■ **Material provided**
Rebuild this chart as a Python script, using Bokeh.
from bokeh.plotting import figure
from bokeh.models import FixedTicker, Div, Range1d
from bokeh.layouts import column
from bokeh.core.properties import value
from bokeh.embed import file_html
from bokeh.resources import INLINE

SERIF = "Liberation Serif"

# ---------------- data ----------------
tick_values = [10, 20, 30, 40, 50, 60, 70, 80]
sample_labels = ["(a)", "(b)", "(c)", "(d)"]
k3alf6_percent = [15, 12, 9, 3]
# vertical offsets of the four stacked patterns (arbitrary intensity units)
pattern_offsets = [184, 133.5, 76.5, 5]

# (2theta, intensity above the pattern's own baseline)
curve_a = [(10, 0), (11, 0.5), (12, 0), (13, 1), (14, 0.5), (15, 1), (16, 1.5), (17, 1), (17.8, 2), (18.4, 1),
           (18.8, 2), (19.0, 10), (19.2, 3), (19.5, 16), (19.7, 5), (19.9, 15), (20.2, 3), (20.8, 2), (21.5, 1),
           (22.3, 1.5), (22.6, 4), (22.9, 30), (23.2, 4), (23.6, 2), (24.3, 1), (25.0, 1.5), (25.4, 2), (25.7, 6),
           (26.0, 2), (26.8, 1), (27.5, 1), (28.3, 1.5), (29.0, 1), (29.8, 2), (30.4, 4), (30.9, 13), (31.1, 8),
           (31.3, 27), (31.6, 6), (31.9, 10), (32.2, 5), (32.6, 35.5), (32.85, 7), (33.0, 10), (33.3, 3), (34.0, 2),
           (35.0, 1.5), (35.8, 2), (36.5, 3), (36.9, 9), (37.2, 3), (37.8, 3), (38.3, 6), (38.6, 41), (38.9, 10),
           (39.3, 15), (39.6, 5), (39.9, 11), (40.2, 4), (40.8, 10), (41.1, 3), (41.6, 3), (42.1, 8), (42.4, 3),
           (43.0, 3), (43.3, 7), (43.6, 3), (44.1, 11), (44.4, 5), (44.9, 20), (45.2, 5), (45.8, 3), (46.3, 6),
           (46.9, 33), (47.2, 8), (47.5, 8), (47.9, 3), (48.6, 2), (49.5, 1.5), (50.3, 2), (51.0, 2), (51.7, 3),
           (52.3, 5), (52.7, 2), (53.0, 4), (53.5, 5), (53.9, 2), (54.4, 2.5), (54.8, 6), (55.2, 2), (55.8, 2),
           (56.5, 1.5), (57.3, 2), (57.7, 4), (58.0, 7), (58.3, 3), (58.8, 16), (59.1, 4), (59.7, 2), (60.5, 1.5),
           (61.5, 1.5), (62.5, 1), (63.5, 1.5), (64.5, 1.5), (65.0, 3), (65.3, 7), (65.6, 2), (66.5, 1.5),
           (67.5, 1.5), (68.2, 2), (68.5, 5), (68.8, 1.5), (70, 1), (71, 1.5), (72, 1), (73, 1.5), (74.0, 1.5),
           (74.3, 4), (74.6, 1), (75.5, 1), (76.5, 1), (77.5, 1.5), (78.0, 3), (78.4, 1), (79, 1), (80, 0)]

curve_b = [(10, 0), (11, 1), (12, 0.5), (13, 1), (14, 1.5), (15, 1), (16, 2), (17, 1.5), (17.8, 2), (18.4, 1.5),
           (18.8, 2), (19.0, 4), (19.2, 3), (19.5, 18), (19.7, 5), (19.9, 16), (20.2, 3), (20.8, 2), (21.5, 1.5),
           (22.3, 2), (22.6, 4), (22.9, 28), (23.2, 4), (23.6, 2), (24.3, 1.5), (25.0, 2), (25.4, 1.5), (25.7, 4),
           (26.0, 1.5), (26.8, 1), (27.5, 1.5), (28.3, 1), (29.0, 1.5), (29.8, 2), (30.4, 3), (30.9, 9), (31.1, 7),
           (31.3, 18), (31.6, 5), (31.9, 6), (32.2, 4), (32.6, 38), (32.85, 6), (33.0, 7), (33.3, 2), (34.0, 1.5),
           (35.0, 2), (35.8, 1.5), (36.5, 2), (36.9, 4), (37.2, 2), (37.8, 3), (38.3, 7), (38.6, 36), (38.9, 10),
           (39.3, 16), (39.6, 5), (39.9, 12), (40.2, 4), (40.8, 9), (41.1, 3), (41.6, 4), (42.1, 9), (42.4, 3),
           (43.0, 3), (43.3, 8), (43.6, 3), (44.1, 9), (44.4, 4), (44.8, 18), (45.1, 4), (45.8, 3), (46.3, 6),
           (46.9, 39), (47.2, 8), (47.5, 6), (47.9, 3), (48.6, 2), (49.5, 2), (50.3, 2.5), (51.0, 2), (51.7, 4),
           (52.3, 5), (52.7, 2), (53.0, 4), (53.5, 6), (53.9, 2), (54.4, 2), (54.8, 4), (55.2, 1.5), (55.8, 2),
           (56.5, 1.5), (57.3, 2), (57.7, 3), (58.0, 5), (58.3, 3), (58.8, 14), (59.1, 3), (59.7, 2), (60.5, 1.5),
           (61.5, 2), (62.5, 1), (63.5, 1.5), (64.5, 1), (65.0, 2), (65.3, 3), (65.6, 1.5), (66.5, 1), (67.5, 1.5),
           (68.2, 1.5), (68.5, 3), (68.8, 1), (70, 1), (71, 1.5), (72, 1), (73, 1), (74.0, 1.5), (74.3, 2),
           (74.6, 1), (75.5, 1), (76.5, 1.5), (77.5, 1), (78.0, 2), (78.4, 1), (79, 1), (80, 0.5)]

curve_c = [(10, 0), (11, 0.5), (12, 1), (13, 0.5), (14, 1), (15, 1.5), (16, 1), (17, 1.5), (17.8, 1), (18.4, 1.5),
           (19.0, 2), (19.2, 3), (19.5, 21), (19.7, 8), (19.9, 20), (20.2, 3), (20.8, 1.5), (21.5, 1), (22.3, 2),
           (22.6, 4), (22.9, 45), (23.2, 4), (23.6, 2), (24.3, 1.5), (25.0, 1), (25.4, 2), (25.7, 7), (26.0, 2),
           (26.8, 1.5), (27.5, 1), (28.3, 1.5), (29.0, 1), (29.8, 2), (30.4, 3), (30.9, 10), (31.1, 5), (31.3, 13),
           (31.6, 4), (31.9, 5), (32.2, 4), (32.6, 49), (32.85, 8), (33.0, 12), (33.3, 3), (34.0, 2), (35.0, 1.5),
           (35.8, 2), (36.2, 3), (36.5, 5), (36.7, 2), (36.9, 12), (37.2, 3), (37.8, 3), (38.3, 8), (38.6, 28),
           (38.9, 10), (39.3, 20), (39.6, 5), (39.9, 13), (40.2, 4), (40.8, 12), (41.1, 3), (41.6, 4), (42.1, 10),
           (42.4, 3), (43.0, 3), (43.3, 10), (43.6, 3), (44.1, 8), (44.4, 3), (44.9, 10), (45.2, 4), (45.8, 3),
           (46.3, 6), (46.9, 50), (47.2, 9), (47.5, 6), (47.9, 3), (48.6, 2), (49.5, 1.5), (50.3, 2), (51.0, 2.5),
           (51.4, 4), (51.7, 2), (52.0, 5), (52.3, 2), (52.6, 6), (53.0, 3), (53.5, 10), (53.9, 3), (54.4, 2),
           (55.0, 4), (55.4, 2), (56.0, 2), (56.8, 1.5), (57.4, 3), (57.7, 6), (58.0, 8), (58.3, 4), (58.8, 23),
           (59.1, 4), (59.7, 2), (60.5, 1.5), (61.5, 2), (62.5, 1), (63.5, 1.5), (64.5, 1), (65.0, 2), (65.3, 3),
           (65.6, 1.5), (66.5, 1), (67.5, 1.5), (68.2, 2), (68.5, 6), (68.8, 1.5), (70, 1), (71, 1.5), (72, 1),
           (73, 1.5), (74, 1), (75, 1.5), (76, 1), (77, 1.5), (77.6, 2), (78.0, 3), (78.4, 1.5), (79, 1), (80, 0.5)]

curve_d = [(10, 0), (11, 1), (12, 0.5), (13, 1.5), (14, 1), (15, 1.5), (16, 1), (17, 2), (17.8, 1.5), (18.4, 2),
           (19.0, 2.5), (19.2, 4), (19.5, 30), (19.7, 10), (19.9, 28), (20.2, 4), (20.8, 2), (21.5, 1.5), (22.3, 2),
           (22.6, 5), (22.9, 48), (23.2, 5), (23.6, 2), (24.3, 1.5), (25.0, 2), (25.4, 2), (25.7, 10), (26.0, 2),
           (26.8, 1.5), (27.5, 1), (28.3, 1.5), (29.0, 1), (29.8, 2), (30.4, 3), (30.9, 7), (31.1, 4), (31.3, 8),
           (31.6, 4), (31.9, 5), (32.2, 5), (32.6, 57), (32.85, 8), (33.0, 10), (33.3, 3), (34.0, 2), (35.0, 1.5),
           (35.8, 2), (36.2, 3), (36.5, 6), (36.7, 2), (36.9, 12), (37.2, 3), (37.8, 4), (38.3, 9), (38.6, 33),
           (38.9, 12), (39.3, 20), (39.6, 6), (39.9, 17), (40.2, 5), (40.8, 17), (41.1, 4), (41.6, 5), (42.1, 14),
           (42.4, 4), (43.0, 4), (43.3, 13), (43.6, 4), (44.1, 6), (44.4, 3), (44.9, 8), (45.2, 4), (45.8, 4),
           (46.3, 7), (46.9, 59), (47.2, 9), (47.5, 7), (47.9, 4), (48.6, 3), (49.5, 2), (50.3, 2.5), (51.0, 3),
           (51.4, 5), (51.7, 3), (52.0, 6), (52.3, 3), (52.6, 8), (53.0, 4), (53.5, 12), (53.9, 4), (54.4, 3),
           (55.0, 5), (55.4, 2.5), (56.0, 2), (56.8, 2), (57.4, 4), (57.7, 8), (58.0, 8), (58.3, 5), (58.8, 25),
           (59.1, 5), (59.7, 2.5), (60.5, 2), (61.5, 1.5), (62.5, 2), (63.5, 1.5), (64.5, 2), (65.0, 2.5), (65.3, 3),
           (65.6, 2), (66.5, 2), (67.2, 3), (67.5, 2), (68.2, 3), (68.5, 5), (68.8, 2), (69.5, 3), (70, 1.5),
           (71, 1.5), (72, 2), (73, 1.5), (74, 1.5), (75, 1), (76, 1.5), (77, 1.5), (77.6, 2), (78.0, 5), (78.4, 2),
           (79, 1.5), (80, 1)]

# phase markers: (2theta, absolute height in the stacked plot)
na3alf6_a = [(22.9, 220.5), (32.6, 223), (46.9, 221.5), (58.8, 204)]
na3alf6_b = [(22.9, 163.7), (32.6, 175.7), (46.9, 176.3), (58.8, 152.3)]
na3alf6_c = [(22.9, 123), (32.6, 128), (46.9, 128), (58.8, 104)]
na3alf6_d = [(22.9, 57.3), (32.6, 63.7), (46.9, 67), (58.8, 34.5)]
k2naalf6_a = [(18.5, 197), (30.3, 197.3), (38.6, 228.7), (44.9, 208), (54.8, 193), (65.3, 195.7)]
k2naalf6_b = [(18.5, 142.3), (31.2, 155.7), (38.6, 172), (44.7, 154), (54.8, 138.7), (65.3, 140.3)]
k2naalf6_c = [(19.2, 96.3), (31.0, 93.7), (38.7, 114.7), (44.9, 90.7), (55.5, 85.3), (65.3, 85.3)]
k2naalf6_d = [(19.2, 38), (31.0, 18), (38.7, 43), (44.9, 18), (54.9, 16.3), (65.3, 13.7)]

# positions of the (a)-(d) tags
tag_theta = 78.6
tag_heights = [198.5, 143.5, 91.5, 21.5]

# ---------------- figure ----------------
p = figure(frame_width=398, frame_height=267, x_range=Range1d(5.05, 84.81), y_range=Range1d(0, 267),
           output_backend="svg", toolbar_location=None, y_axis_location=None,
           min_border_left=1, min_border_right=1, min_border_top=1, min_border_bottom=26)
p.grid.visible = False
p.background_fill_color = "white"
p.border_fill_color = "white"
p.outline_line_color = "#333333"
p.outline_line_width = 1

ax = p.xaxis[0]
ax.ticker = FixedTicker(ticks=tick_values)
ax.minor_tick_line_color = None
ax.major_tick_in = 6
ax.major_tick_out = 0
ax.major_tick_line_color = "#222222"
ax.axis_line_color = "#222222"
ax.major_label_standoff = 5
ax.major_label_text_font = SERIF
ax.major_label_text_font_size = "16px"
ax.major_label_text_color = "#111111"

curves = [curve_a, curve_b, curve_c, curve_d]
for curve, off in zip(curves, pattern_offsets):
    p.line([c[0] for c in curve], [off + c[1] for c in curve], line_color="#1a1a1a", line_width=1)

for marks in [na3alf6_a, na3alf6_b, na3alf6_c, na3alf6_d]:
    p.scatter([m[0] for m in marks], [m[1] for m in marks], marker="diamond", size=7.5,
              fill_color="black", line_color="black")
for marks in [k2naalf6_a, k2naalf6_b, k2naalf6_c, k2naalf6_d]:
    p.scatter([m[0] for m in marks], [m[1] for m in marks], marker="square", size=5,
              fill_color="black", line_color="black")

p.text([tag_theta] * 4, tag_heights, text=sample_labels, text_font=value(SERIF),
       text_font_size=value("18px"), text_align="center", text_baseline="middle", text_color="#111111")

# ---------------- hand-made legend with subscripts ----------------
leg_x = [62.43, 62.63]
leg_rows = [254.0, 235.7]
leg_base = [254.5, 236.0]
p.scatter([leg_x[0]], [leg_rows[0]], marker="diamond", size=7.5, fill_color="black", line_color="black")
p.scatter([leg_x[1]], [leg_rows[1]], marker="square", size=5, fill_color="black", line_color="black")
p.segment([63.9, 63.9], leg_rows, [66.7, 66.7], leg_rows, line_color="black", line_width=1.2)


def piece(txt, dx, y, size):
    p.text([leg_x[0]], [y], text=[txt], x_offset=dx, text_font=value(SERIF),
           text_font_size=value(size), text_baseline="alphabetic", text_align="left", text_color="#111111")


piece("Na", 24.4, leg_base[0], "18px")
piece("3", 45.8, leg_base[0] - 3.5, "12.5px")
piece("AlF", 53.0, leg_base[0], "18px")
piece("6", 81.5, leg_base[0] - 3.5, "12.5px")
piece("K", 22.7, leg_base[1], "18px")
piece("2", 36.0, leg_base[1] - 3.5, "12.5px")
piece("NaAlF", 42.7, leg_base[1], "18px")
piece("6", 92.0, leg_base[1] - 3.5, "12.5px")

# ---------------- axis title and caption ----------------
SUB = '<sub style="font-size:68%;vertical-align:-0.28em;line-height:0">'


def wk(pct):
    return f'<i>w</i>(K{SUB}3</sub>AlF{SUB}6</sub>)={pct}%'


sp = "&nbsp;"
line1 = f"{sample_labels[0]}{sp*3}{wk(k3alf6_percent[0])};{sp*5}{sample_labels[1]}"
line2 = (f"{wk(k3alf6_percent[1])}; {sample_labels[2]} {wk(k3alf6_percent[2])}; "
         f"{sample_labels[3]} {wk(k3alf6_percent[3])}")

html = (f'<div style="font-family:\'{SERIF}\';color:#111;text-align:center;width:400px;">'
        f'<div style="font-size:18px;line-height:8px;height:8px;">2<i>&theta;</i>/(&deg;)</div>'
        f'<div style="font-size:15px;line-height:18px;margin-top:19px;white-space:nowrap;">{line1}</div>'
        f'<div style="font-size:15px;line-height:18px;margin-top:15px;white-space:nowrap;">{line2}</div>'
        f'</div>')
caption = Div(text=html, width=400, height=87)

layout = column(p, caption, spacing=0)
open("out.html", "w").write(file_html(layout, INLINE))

■ **Challenge**
Everything from the first line through the line containing "pattern_offsets = [184, 133.5, 76.5, 5]" should be quoted exactly, and nothing beyond it.

■ **Result for this task**
Rebuild this chart as a Python script, using Bokeh.
from bokeh.plotting import figure
from bokeh.models import FixedTicker, Div, Range1d
from bokeh.layouts import column
from bokeh.core.properties import value
from bokeh.embed import file_html
from bokeh.resources import INLINE

SERIF = "Liberation Serif"

# ---------------- data ----------------
tick_values = [10, 20, 30, 40, 50, 60, 70, 80]
sample_labels = ["(a)", "(b)", "(c)", "(d)"]
k3alf6_percent = [15, 12, 9, 3]
# vertical offsets of the four stacked patterns (arbitrary intensity units)
pattern_offsets = [184, 133.5, 76.5, 5]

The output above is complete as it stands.